Le 23 mars 2012, la cour d’appel de Pau avait déjà rendu un arrêt dans ce sens en la défaveur de Facebook. Un internaute français avait porté plainte pour coupure abusive de son compte sur le réseau social.

Selon le portail juridique Legalis, la société Internet d’origine américaine avait tenté « d’opposer l’incompétence de la juridiction de proximité au profit de la juridiction arbitrale et, à défaut, au profit des juridictions compétentes de l’Etat de Californie (USA) ».

Peine perdue.
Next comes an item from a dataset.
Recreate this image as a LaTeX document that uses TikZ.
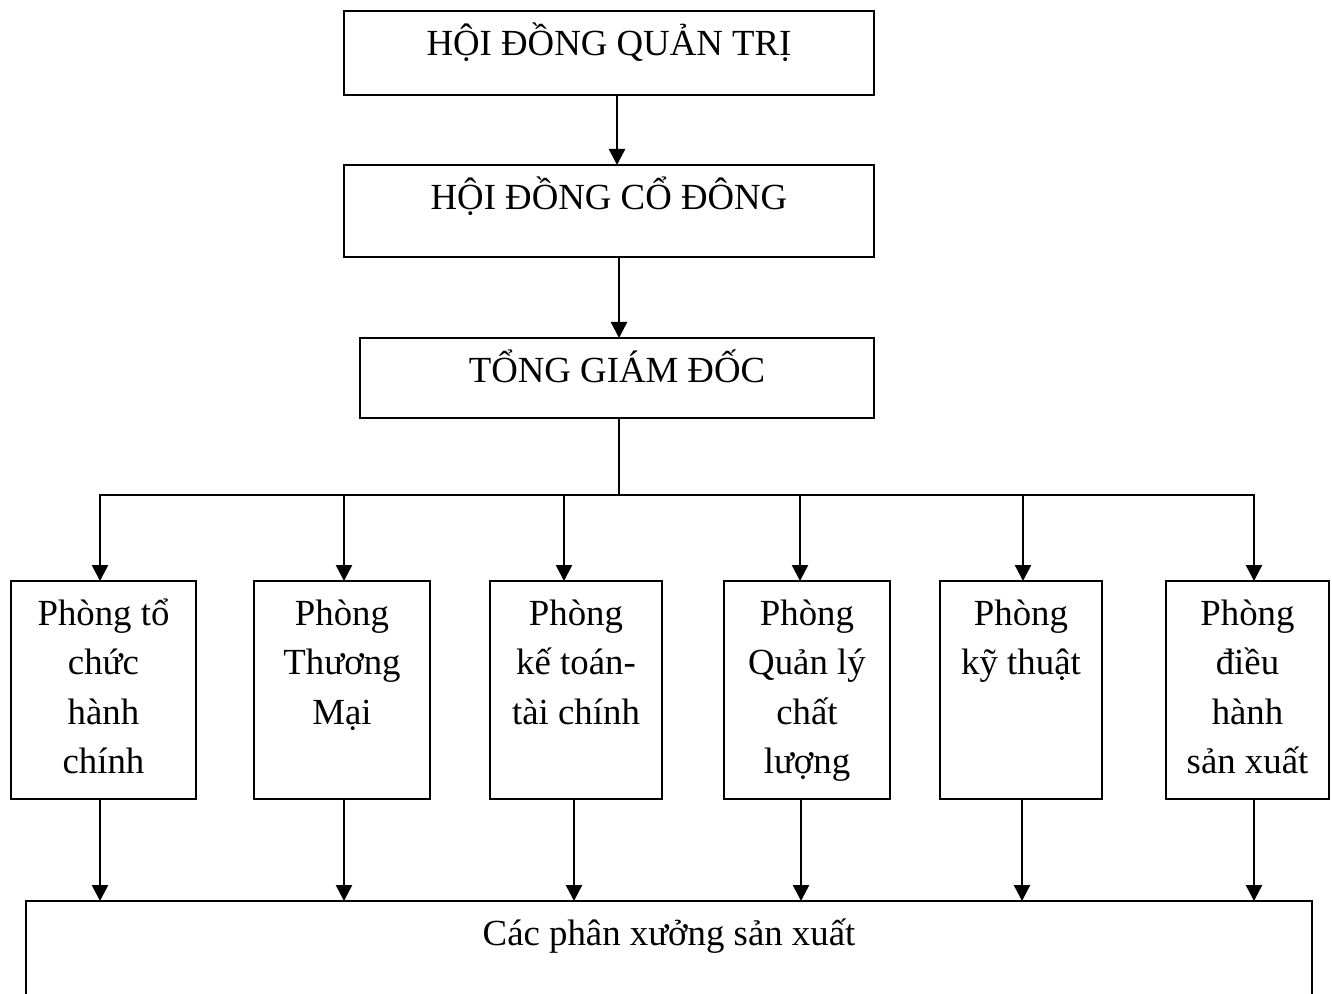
\documentclass[tikz,border=0pt]{standalone}
\usepackage{fontspec}
\setmainfont{Liberation Serif}
\usetikzlibrary{arrows.meta,fit}
\begin{document}
\begin{tikzpicture}[x=0.5pt,y=-0.5pt,
  box/.style={draw,line width=1.15pt,inner sep=0pt,outer sep=0pt},
  txt/.style={anchor=north,inner sep=0pt,align=center,font=\fontsize{18.4}{24.65}\selectfont},
  arr/.style={line width=1.25pt,-{Triangle[length=8pt,width=8pt]}},
  ln/.style={line width=1.15pt}]
\clip (0,0) rectangle (1332,994);
% top chain
\node[box,fit={(344,11) (874,95)}] (b1) {};
\node[box,fit={(344,165) (874,257)}] (b2) {};
\node[box,fit={(360,338) (874,418)}] (b3) {};
\node[txt] (t1) at (b1.north) {\rule{0pt}{22pt}HỘI ĐỒNG QUẢN TRỊ};
\node[txt] (t2) at (b2.north) {\rule{0pt}{22pt}HỘI ĐỒNG CỔ ĐÔNG};
\node[txt] (t3) at (b3.north) {\rule{0pt}{22pt}TỔNG GIÁM ĐỐC};
% departments
\node[box,fit={(11,581) (196,799)}] (p1) {};
\node[box,fit={(254,581) (430,799)}] (p2) {};
\node[box,fit={(490,581) (662,799)}] (p3) {};
\node[box,fit={(724,581) (890,799)}] (p4) {};
\node[box,fit={(940,581) (1102,799)}] (p5) {};
\node[box,fit={(1166,581) (1329,799)}] (p6) {};
\node[txt] (tp1) at (p1.north) {\rule{0pt}{22pt}Phòng tổ\\chức\\hành\\chính};
\node[txt] (tp2) at (p2.north) {\rule{0pt}{22pt}Phòng\\Thương\\Mại};
\node[txt] (tp3) at (p3.north) {\rule{0pt}{22pt}Phòng\\kế toán-\\tài chính};
\node[txt] (tp4) at (p4.north) {\rule{0pt}{22pt}Phòng\\Quản lý\\chất\\lượng};
\node[txt] (tp5) at (p5.north) {\rule{0pt}{22pt}Phòng\\kỹ thuật};
\node[txt] (tp6) at (p6.north) {\rule{0pt}{22pt}Phòng\\điều\\hành\\sản xuất};
% bottom
\node[box,fit={(26,901) (1312,1030)}] (bot) {};
\node[txt] (tb) at (bot.north) {\rule{0pt}{22pt}Các phân xưởng sản xuất};
% connectors
\coordinate (s1) at (617,0);
\coordinate (s2) at (619,0);
\draw[arr] (b1.south -| s1) -- (b2.north -| s1);
\draw[arr] (b2.south -| s2) -- (b3.north -| s2);
\coordinate (bus) at (619,495);
\coordinate (j1) at (100,495);
\coordinate (j2) at (344,495);
\coordinate (j3) at (564,495);
\coordinate (j4) at (800,495);
\coordinate (j5) at (1023,495);
\coordinate (j6) at (1254,495);
\draw[ln] (b3.south -| bus) -- (bus);
\draw[ln,line cap=rect] (j1) -- (j6);
\draw[arr] (j1) -- (j1 |- p1.north);
\draw[arr] (j2) -- (j2 |- p2.north);
\draw[arr] (j3) -- (j3 |- p3.north);
\draw[arr] (j4) -- (j4 |- p4.north);
\draw[arr] (j5) -- (j5 |- p5.north);
\draw[arr] (j6) -- (j6 |- p6.north);
\coordinate (d1) at (100,0);
\coordinate (d2) at (344,0);
\coordinate (d3) at (574,0);
\coordinate (d4) at (801,0);
\coordinate (d5) at (1022,0);
\coordinate (d6) at (1254,0);
\draw[arr] (p1.south -| d1) -- (bot.north -| d1);
\draw[arr] (p2.south -| d2) -- (bot.north -| d2);
\draw[arr] (p3.south -| d3) -- (bot.north -| d3);
\draw[arr] (p4.south -| d4) -- (bot.north -| d4);
\draw[arr] (p5.south -| d5) -- (bot.north -| d5);
\draw[arr] (p6.south -| d6) -- (bot.north -| d6);
\end{tikzpicture}
\end{document}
La cour d’appel de Pau avait alors déclaré « non écrite la clause attributive de compétence aux tribunaux de Californie contenue dans les conditions générales d’utilisation du site internet Facebook ».

Territoires et Internet sans frontières : quelle justice à appliquer ?

Cette technique d’esquive des groupes Internet, on pourrait aussi l’interpréter comme une volonté de canaliser le nombre de procédures judiciaires susceptibles d’émerger au regard de leur aura internationale.

Sur le sol français, d’autres procédures associées à des sociétés Internet de grande influence avaient permis d’aborder les limites de la dimension territoriale « à l’ère du numérique sans frontières ».

Au début des années 2000, Yahoo avait déjà invoqué cet argument dans le procès lié aux enchères nazies réalisées sur son portail.

En 2004, le portail Internet avait cherché à faire reconnaître par la justice fédérale américaine la non-application sur le territoire des Etats-Unis d’une décision d’un tribunal français prise en sa défaveur.

Plus récemment, en 2013, Twitter a cherché à botter en touche dans l’affaire qui l’opposait à l’UEJF à propos de la diffusion par des membres du réseau social de tweets incitant à la haine. Ce qui avait irrité Fleur Pellerin, la ministre déléguée en charge du numérique à l’époque.